The kids had their physicals. They are obviously growing, and the curve on their height / weight / BMI is going in a direction that the doc is very happy about. This makes me very happy, because I do not want pressure (to be fair, the doc is super good on this topic and in general). I talked to her for a bit about getting T. to lift — I think he should either start with my program, or I should find him a trainer whose perspective overlaps with mine. I sort of wish I had not brought it up. T. is 14, slightly taller than me and, obviously, a young man. From my perspective, at this point, he should be lifting heavy things. I am prepared to be conservative, and start small, 20-25 free weights. She is talking 10-15, higher reps. *sigh* Yes, because our family definitely needs more risk factors for RSIs! I laid out my rationale, and she will talk to some of her colleagues who lift and get back to me. She was low key about it and said it was clear I had really thought about this. It is not like I am proposing any kind of max weight! The kid is already lugging around things in the range I am proposing — I just think he ought to have more experience with it so when he is hauling a heavy suitcase around he does not drag it.

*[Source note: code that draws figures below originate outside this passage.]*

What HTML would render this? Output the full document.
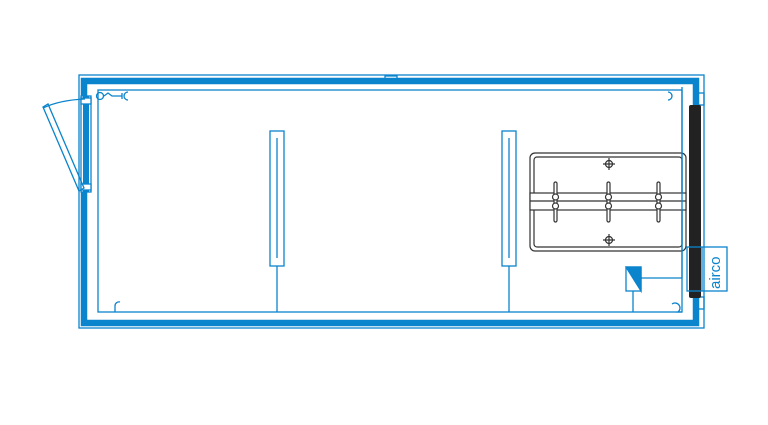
<!DOCTYPE html><html><head><style>body{margin:0;background:#fff}</style></head><body>
<svg width="768" height="420" xmlns="http://www.w3.org/2000/svg" fill="none" stroke="#0a84cc" stroke-width="1.3">
<rect x="79" y="75" width="625" height="253"/>
<rect x="84" y="81" width="612" height="242" stroke-width="6.5"/>
<rect x="98" y="90" width="584" height="222"/>
<rect x="385" y="76" width="12" height="4"/>
<rect x="81" y="96" width="10" height="96" fill="#fff"/>
<rect x="83" y="96" width="6" height="96" fill="#0a84cc" stroke="none"/>
<rect x="81" y="98" width="10" height="6" fill="#fff"/>
<rect x="81" y="184" width="10" height="6" fill="#fff"/>
<path d="M85 99 Q60 100 43 108"/>
<path d="M43 107 L48 104 L84 188 L79 191 Z"/>
<circle cx="100" cy="96" r="3.5"/>
<path d="M104 96 L108 93 L112 96 L122 96 M122 93 L122 99 M128 92 A4 4 0 0 0 128 100"/>
<path d="M115 312 L115 306 A4 4 0 0 1 120 302"/>
<path d="M682 312 L678 312 A4 4 0 0 0 672 304"/>
<path d="M668 92 A4 4 0 0 1 668 100"/>
<rect x="270" y="131" width="14" height="135"/><line x1="277" y1="138" x2="277" y2="258"/><line x1="277" y1="266" x2="277" y2="312"/>
<rect x="502" y="131" width="14" height="135"/><line x1="509" y1="138" x2="509" y2="258"/><line x1="509" y1="266" x2="509" y2="312"/>
<rect x="697" y="93" width="7" height="12"/><rect x="697" y="297" width="7" height="12"/>
<g stroke="#333" stroke-width="1.2">
<rect x="530" y="153" width="156" height="98" rx="5"/>
<rect x="534" y="157" width="148" height="90" rx="3"/>
<rect x="530" y="193" width="156" height="17" fill="#fff"/>
<line x1="530" y1="201" x2="686" y2="201"/>
<g><circle cx="609" cy="164" r="3.5"/><path d="M609 158v12M603 164h12"/></g>
<g><circle cx="609" cy="240" r="3.5"/><path d="M609 234v12M603 240h12"/></g>
<g fill="#fff"><rect x="554" y="182" width="3" height="40" rx="1.5"/><rect x="607" y="182" width="3" height="40" rx="1.5"/><rect x="657" y="182" width="3" height="40" rx="1.5"/>
<circle cx="555.5" cy="197" r="3"/><circle cx="555.5" cy="206" r="3"/><circle cx="608.5" cy="197" r="3"/><circle cx="608.5" cy="206" r="3"/><circle cx="658.5" cy="197" r="3"/><circle cx="658.5" cy="206" r="3"/></g>
</g>
<rect x="689" y="105" width="12" height="193" rx="2" fill="#222" stroke="none"/>
<path d="M682 87 L682 278 L641 278"/>
<rect x="626" y="267" width="15" height="24"/>
<path d="M626 267 L641 267 L641 291 Z" fill="#0a84cc"/>
<line x1="633" y1="291" x2="633" y2="312"/>
<rect x="687" y="247" width="40" height="44"/>
<line x1="702" y1="247" x2="702" y2="291"/>
<text x="720" y="289" transform="rotate(-90 720 289)" font-family="Liberation Sans, sans-serif" font-size="15" fill="#0a84cc" stroke="none">airco</text>
</svg></body></html>
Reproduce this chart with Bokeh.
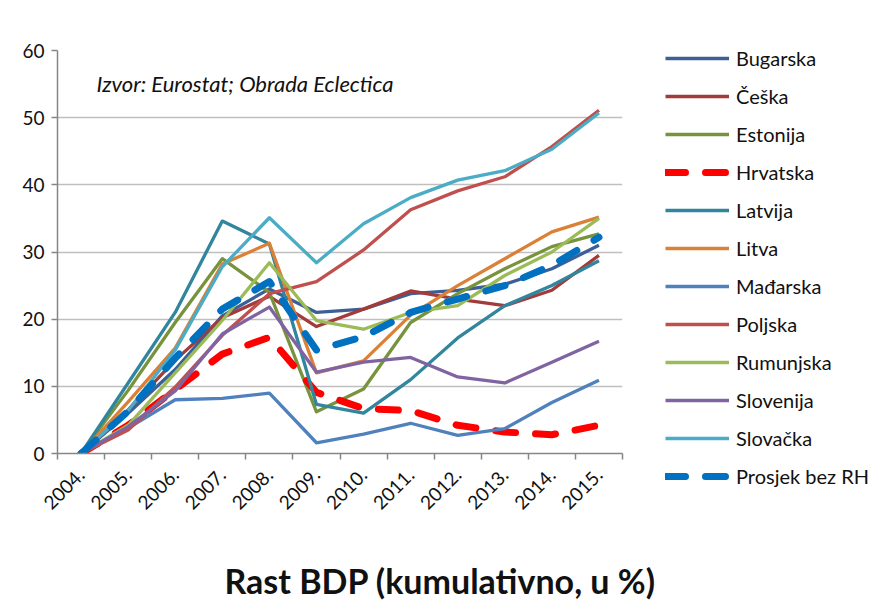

I went to book group (review below — there were availability problems, and one person just could not with all the detail that did not seem to be going anywhere, but others liked it. We had a great, rambling discussion.). We have a new member! She used to work at the library and apparently meant it when she said she loved listening in. I am so glad she is now participating!

It is squash season. I went to book group and came home with three zucchinis and an enormous summer squash. This was not planned (on my part — I mean, obviously the person with the garden had a plan, and I sympathize with her desperation. Also, I bike, AND, I have an air fryer and real plans for that summer squash).

I read _The Great Quake_. I started on Sunday or maybe Saturday — I am having sleep related (hopefully) short term memory problems (aka jet lag). It is about how the 1964 Alaska Quake motivated a field geologist to figure out the details of plate tectonics in enough ... detail to end the debate between the stabilists and the mobilists. Super cool, also, pretty sad in some spots. However, really distressing towards the end in some ways that really bothered me. The author — NYT journalist? — wrote a 50 year article that inspired him / boss / others to go ahead with this project. And that really shows: lots of sourcing from newspapers of the time, lots of personal interviews with the people who participated in events leading up to the time and in the aftermath and in the academic community of geoscientists. I wish there had been a better and more nuanced dive into Alaskan politics, but probably out of scope and not really Fountain’s strong point anyway.

But while I completely understand that Plafker figured out what he figured out via his measurements in Alaska, and his own personal history there, the end of the book, where all that random historical detail comes together in the story of the day of the quake, and then the academic story off how Plafker’s work put an end to the debate, absolutely stunned me by telling me about the Ancash earthquake (a few years later) and the Valdivia earthquake (a few years earlier) and Plafker’s work there in a very small number of sentences. Alaska is where he figured it out, but if he had not been able to show, yeah, and here in these other places, too, it would not have been so compelling. And when you dig at all into those stories, you really start to understand how breathtakingly terrifying this stuff is, and how lightly the Alaskans were treated by a very large one, but probably not The Largest, even with other qualifiers, unless you really seriously think that geopolitical boundaries are interesting qualifiers in this context.

As a person who grew up in unincorporated King County just north of the Seattle City limits, and thus imbibed heavily of all the programming on TV and elsewhere about seismic activity and the Ring of Fire and so forth, and whose search for a first home to buy was strongly influenced by the constraints On a Hill and Not at Risk of Tsunami, a lot in the book was familiar. As a person whose first (brief) marriage was to someone whose family had three generation participation in commercial fishing in Alaska, a lot in the book was familiar. But there was still a lot to learn, and that was enjoyable. I looked up the Alaska Railroad, to see what kind of passenger service is available, and I have added that to the travel bucket list I do not have. GoldStar Dome on the Denali train looks amazeballs. Someday!